▸ Short task
Please transcribe the data that follows without the pictures, keeping every word the same.

▸ Entries supplied
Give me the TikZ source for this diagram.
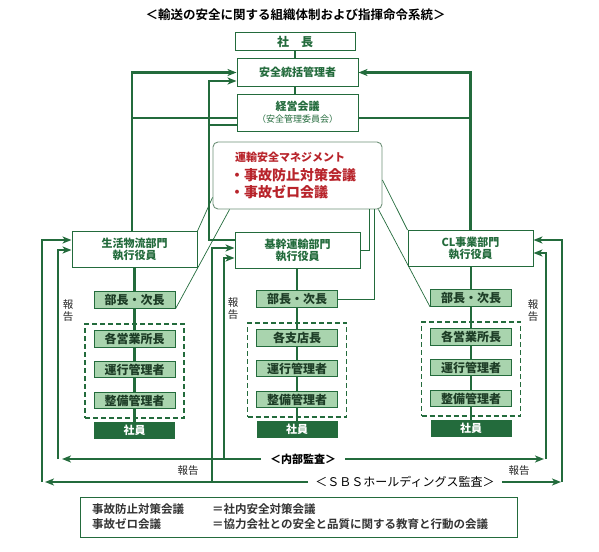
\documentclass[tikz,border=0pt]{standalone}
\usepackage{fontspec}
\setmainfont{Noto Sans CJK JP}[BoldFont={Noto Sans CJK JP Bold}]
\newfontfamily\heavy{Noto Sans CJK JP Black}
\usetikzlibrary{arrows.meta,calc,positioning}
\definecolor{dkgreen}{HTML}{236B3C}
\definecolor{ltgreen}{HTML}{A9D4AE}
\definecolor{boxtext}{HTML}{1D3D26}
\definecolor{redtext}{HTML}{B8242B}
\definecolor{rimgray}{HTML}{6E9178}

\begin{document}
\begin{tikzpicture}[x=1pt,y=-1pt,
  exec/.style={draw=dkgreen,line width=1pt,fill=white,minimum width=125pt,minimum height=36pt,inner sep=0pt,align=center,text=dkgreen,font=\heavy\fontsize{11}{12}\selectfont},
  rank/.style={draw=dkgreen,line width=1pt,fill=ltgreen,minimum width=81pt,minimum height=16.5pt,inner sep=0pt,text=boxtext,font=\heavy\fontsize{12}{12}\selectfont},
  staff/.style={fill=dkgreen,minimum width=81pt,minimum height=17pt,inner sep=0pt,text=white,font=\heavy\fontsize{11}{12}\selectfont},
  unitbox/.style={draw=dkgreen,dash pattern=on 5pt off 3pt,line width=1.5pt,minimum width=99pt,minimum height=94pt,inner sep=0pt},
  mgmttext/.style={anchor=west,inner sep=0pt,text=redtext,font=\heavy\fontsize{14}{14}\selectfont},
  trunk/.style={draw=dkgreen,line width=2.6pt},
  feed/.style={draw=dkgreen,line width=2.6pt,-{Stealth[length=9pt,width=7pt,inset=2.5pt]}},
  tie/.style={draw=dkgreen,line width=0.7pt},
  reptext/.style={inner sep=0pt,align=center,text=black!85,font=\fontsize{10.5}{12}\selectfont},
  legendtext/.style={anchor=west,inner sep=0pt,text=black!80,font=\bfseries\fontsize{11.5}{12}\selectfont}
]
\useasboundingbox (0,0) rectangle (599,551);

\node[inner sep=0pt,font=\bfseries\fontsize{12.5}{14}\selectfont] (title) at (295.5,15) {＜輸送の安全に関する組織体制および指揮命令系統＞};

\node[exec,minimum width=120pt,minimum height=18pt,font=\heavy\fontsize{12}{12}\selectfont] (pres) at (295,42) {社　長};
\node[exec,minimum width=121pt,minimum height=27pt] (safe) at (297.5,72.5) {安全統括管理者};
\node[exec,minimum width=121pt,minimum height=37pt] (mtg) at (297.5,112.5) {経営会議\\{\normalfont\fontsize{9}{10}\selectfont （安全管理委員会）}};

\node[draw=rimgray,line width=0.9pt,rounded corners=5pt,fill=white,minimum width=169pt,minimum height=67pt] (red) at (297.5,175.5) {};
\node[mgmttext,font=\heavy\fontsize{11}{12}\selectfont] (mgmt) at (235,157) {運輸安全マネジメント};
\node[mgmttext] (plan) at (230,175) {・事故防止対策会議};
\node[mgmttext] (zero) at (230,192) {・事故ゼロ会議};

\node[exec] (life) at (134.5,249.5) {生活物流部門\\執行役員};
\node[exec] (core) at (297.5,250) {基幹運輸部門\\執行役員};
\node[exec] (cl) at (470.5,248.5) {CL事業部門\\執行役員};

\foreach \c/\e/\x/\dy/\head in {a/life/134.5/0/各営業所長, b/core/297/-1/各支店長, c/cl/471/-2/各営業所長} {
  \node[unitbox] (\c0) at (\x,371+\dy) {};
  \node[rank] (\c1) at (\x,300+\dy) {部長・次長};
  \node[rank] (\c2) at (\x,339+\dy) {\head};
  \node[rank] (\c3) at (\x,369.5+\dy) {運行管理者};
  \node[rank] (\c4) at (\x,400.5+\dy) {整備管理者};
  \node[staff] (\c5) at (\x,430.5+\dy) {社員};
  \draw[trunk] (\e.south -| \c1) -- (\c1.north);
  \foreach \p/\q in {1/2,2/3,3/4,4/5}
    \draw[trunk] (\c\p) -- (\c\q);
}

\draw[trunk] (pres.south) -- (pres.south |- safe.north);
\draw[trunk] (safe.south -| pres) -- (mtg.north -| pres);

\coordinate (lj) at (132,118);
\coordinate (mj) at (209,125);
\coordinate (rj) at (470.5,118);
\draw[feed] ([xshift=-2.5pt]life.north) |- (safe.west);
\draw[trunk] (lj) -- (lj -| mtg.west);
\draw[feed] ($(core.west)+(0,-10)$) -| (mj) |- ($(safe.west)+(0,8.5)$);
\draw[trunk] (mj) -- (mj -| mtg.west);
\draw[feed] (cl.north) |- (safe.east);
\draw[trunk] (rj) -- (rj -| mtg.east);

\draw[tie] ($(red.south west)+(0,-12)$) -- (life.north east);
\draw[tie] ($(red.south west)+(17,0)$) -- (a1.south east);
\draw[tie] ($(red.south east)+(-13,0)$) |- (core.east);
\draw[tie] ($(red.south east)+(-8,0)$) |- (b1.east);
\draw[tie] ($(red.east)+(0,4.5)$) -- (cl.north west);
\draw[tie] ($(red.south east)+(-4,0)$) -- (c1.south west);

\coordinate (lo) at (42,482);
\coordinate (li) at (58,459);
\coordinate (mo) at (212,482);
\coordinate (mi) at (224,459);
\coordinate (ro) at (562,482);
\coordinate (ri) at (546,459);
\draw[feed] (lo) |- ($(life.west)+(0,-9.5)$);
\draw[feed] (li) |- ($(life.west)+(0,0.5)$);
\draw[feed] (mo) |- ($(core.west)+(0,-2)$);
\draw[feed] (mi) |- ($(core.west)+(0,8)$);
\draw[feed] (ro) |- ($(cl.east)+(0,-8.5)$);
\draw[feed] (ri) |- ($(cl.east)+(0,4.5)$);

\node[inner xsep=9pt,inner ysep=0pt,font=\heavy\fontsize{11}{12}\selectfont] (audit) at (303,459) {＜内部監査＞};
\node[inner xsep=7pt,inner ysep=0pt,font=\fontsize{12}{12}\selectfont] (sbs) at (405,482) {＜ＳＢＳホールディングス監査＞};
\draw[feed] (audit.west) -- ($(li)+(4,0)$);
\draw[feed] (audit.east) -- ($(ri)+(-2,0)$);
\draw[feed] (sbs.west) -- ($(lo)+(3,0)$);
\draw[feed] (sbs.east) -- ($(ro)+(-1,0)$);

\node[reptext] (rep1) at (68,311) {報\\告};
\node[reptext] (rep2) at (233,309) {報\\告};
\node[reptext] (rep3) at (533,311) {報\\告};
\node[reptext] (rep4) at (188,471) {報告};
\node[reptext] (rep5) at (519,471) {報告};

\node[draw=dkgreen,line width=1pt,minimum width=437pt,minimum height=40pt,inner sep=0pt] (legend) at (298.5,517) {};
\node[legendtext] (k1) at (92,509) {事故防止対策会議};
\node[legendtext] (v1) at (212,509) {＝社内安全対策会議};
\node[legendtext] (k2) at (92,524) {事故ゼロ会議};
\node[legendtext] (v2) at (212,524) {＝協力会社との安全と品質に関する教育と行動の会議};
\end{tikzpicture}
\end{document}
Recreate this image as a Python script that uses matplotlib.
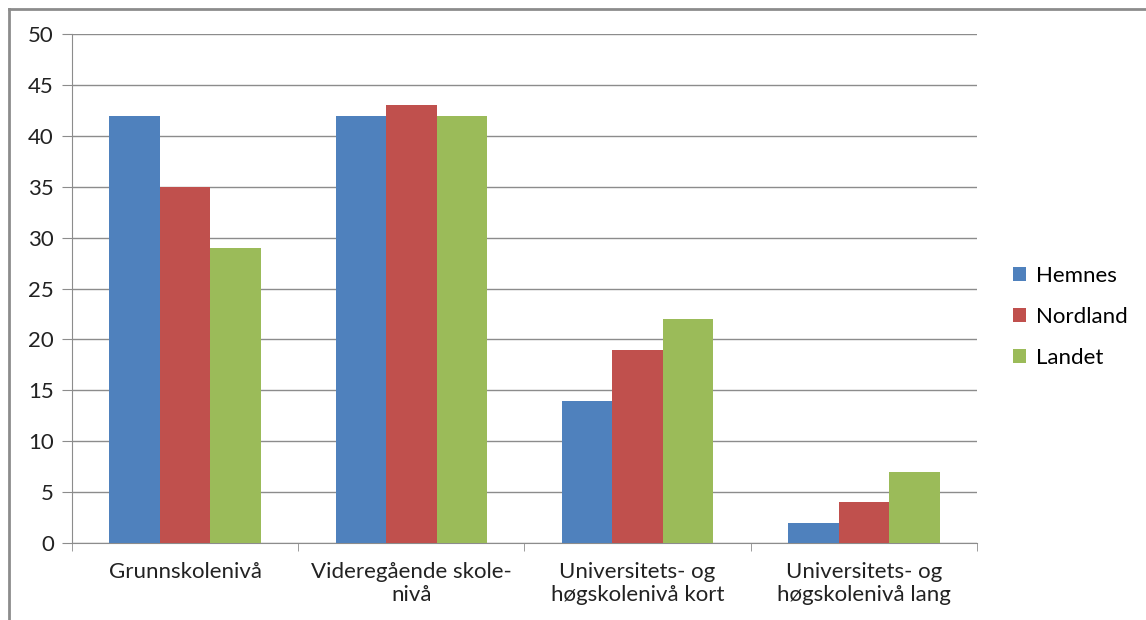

▸ Correct answer
Give me the TikZ source for this diagram.
\documentclass[tikz,border=0pt]{standalone}
\usepackage{fontspec}
\setmainfont{Noto Sans CJK JP}[BoldFont={Noto Sans CJK JP Bold}]
\newfontfamily\heavy{Noto Sans CJK JP Black}
\usetikzlibrary{arrows.meta,calc,positioning}
\definecolor{dkgreen}{HTML}{236B3C}
\definecolor{ltgreen}{HTML}{A9D4AE}
\definecolor{boxtext}{HTML}{1D3D26}
\definecolor{redtext}{HTML}{B8242B}
\definecolor{rimgray}{HTML}{6E9178}

\begin{document}
\begin{tikzpicture}[x=1pt,y=-1pt,
  exec/.style={draw=dkgreen,line width=1pt,fill=white,minimum width=125pt,minimum height=36pt,inner sep=0pt,align=center,text=dkgreen,font=\heavy\fontsize{11}{12}\selectfont},
  rank/.style={draw=dkgreen,line width=1pt,fill=ltgreen,minimum width=81pt,minimum height=16.5pt,inner sep=0pt,text=boxtext,font=\heavy\fontsize{12}{12}\selectfont},
  staff/.style={fill=dkgreen,minimum width=81pt,minimum height=17pt,inner sep=0pt,text=white,font=\heavy\fontsize{11}{12}\selectfont},
  unitbox/.style={draw=dkgreen,dash pattern=on 5pt off 3pt,line width=1.5pt,minimum width=99pt,minimum height=94pt,inner sep=0pt},
  mgmttext/.style={anchor=west,inner sep=0pt,text=redtext,font=\heavy\fontsize{14}{14}\selectfont},
  trunk/.style={draw=dkgreen,line width=2.6pt},
  feed/.style={draw=dkgreen,line width=2.6pt,-{Stealth[length=9pt,width=7pt,inset=2.5pt]}},
  tie/.style={draw=dkgreen,line width=0.7pt},
  reptext/.style={inner sep=0pt,align=center,text=black!85,font=\fontsize{10.5}{12}\selectfont},
  legendtext/.style={anchor=west,inner sep=0pt,text=black!80,font=\bfseries\fontsize{11.5}{12}\selectfont}
]
\useasboundingbox (0,0) rectangle (599,551);

\node[inner sep=0pt,font=\bfseries\fontsize{12.5}{14}\selectfont] (title) at (295.5,15) {＜輸送の安全に関する組織体制および指揮命令系統＞};

\node[exec,minimum width=120pt,minimum height=18pt,font=\heavy\fontsize{12}{12}\selectfont] (pres) at (295,42) {社　長};
\node[exec,minimum width=121pt,minimum height=27pt] (safe) at (297.5,72.5) {安全統括管理者};
\node[exec,minimum width=121pt,minimum height=37pt] (mtg) at (297.5,112.5) {経営会議\\{\normalfont\fontsize{9}{10}\selectfont （安全管理委員会）}};

\node[draw=rimgray,line width=0.9pt,rounded corners=5pt,fill=white,minimum width=169pt,minimum height=67pt] (red) at (297.5,175.5) {};
\node[mgmttext,font=\heavy\fontsize{11}{12}\selectfont] (mgmt) at (235,157) {運輸安全マネジメント};
\node[mgmttext] (plan) at (230,175) {・事故防止対策会議};
\node[mgmttext] (zero) at (230,192) {・事故ゼロ会議};

\node[exec] (life) at (134.5,249.5) {生活物流部門\\執行役員};
\node[exec] (core) at (297.5,250) {基幹運輸部門\\執行役員};
\node[exec] (cl) at (470.5,248.5) {CL事業部門\\執行役員};

\foreach \c/\e/\x/\dy/\head in {a/life/134.5/0/各営業所長, b/core/297/-1/各支店長, c/cl/471/-2/各営業所長} {
  \node[unitbox] (\c0) at (\x,371+\dy) {};
  \node[rank] (\c1) at (\x,300+\dy) {部長・次長};
  \node[rank] (\c2) at (\x,339+\dy) {\head};
  \node[rank] (\c3) at (\x,369.5+\dy) {運行管理者};
  \node[rank] (\c4) at (\x,400.5+\dy) {整備管理者};
  \node[staff] (\c5) at (\x,430.5+\dy) {社員};
  \draw[trunk] (\e.south -| \c1) -- (\c1.north);
  \foreach \p/\q in {1/2,2/3,3/4,4/5}
    \draw[trunk] (\c\p) -- (\c\q);
}

\draw[trunk] (pres.south) -- (pres.south |- safe.north);
\draw[trunk] (safe.south -| pres) -- (mtg.north -| pres);

\coordinate (lj) at (132,118);
\coordinate (mj) at (209,125);
\coordinate (rj) at (470.5,118);
\draw[feed] ([xshift=-2.5pt]life.north) |- (safe.west);
\draw[trunk] (lj) -- (lj -| mtg.west);
\draw[feed] ($(core.west)+(0,-10)$) -| (mj) |- ($(safe.west)+(0,8.5)$);
\draw[trunk] (mj) -- (mj -| mtg.west);
\draw[feed] (cl.north) |- (safe.east);
\draw[trunk] (rj) -- (rj -| mtg.east);

\draw[tie] ($(red.south west)+(0,-12)$) -- (life.north east);
\draw[tie] ($(red.south west)+(17,0)$) -- (a1.south east);
\draw[tie] ($(red.south east)+(-13,0)$) |- (core.east);
\draw[tie] ($(red.south east)+(-8,0)$) |- (b1.east);
\draw[tie] ($(red.east)+(0,4.5)$) -- (cl.north west);
\draw[tie] ($(red.south east)+(-4,0)$) -- (c1.south west);

\coordinate (lo) at (42,482);
\coordinate (li) at (58,459);
\coordinate (mo) at (212,482);
\coordinate (mi) at (224,459);
\coordinate (ro) at (562,482);
\coordinate (ri) at (546,459);
\draw[feed] (lo) |- ($(life.west)+(0,-9.5)$);
\draw[feed] (li) |- ($(life.west)+(0,0.5)$);
\draw[feed] (mo) |- ($(core.west)+(0,-2)$);
\draw[feed] (mi) |- ($(core.west)+(0,8)$);
\draw[feed] (ro) |- ($(cl.east)+(0,-8.5)$);
\draw[feed] (ri) |- ($(cl.east)+(0,4.5)$);

\node[inner xsep=9pt,inner ysep=0pt,font=\heavy\fontsize{11}{12}\selectfont] (audit) at (303,459) {＜内部監査＞};
\node[inner xsep=7pt,inner ysep=0pt,font=\fontsize{12}{12}\selectfont] (sbs) at (405,482) {＜ＳＢＳホールディングス監査＞};
\draw[feed] (audit.west) -- ($(li)+(4,0)$);
\draw[feed] (audit.east) -- ($(ri)+(-2,0)$);
\draw[feed] (sbs.west) -- ($(lo)+(3,0)$);
\draw[feed] (sbs.east) -- ($(ro)+(-1,0)$);

\node[reptext] (rep1) at (68,311) {報\\告};
\node[reptext] (rep2) at (233,309) {報\\告};
\node[reptext] (rep3) at (533,311) {報\\告};
\node[reptext] (rep4) at (188,471) {報告};
\node[reptext] (rep5) at (519,471) {報告};

\node[draw=dkgreen,line width=1pt,minimum width=437pt,minimum height=40pt,inner sep=0pt] (legend) at (298.5,517) {};
\node[legendtext] (k1) at (92,509) {事故防止対策会議};
\node[legendtext] (v1) at (212,509) {＝社内安全対策会議};
\node[legendtext] (k2) at (92,524) {事故ゼロ会議};
\node[legendtext] (v2) at (212,524) {＝協力会社との安全と品質に関する教育と行動の会議};
\end{tikzpicture}
\end{document}
Recreate this image as a Python script that uses matplotlib.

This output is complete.